### What is required:
Take every line from the first down to the line with "ref_series = [0.24486] * 14" and set it down exactly, without the pictures.

### Supplied data:
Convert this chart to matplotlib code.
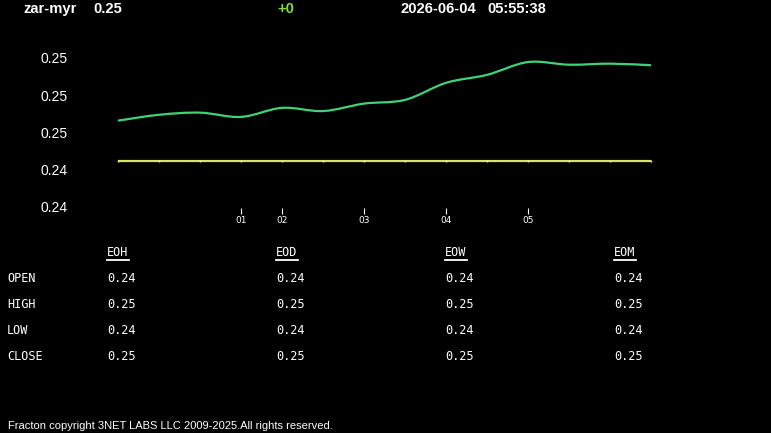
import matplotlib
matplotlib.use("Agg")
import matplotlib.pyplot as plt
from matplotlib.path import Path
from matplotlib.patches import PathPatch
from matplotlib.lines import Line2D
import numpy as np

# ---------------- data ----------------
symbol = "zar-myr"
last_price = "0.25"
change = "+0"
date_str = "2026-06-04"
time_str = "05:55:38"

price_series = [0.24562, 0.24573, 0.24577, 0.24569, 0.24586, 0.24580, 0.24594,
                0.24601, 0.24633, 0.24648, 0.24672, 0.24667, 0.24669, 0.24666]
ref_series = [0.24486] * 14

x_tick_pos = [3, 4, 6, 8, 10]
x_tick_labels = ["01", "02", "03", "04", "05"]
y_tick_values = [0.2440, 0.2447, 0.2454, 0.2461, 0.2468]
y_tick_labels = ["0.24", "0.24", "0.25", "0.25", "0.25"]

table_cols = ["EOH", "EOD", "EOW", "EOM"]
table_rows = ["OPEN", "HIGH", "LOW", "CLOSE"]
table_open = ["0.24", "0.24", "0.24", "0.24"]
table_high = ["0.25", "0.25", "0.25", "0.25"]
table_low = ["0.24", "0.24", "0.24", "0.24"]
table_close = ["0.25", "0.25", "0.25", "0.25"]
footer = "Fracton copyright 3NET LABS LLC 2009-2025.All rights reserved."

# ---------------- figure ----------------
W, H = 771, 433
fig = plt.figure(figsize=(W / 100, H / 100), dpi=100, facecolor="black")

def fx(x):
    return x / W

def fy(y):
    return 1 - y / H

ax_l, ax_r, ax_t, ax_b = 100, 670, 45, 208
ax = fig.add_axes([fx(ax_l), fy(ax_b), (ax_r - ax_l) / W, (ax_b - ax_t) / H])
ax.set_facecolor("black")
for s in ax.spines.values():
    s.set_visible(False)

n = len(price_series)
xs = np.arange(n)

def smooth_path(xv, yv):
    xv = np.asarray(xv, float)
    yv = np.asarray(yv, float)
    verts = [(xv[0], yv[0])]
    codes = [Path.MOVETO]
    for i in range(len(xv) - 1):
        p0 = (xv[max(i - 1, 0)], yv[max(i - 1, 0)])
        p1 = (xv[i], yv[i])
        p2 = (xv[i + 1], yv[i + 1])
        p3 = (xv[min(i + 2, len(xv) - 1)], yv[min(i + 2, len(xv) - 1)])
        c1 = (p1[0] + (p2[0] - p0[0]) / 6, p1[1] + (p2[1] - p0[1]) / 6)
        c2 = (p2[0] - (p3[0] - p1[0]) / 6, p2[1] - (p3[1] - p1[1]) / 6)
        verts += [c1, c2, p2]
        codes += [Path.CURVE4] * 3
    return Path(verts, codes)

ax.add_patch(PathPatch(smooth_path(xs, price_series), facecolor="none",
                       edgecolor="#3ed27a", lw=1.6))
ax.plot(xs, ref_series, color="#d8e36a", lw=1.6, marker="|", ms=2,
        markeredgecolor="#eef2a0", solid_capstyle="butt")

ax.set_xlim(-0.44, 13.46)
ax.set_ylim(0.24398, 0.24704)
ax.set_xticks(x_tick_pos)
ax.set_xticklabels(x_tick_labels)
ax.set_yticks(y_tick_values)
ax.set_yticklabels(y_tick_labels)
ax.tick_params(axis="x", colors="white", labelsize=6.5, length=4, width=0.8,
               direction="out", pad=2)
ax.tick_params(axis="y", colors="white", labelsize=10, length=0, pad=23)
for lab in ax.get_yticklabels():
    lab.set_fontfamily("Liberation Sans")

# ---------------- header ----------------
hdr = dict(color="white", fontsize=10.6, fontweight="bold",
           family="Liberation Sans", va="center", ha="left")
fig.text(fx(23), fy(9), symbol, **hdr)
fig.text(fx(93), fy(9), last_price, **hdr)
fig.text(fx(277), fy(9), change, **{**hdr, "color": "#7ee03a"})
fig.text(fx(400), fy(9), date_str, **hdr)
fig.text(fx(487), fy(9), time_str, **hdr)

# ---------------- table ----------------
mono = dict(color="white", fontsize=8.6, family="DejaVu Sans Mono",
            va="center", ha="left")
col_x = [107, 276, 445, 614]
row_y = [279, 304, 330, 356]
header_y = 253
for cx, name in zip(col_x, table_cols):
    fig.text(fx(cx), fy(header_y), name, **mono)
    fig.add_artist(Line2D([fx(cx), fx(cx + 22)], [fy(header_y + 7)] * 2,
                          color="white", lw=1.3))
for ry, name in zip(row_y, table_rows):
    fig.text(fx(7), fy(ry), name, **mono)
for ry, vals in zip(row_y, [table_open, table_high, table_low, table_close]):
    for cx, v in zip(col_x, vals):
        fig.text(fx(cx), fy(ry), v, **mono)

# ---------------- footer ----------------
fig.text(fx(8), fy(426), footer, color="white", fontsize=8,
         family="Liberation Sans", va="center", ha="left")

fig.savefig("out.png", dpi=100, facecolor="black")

### Problem solution:
Convert this chart to matplotlib code.
import matplotlib
matplotlib.use("Agg")
import matplotlib.pyplot as plt
from matplotlib.path import Path
from matplotlib.patches import PathPatch
from matplotlib.lines import Line2D
import numpy as np

# ---------------- data ----------------
symbol = "zar-myr"
last_price = "0.25"
change = "+0"
date_str = "2026-06-04"
time_str = "05:55:38"

price_series = [0.24562, 0.24573, 0.24577, 0.24569, 0.24586, 0.24580, 0.24594,
                0.24601, 0.24633, 0.24648, 0.24672, 0.24667, 0.24669, 0.24666]
ref_series = [0.24486] * 14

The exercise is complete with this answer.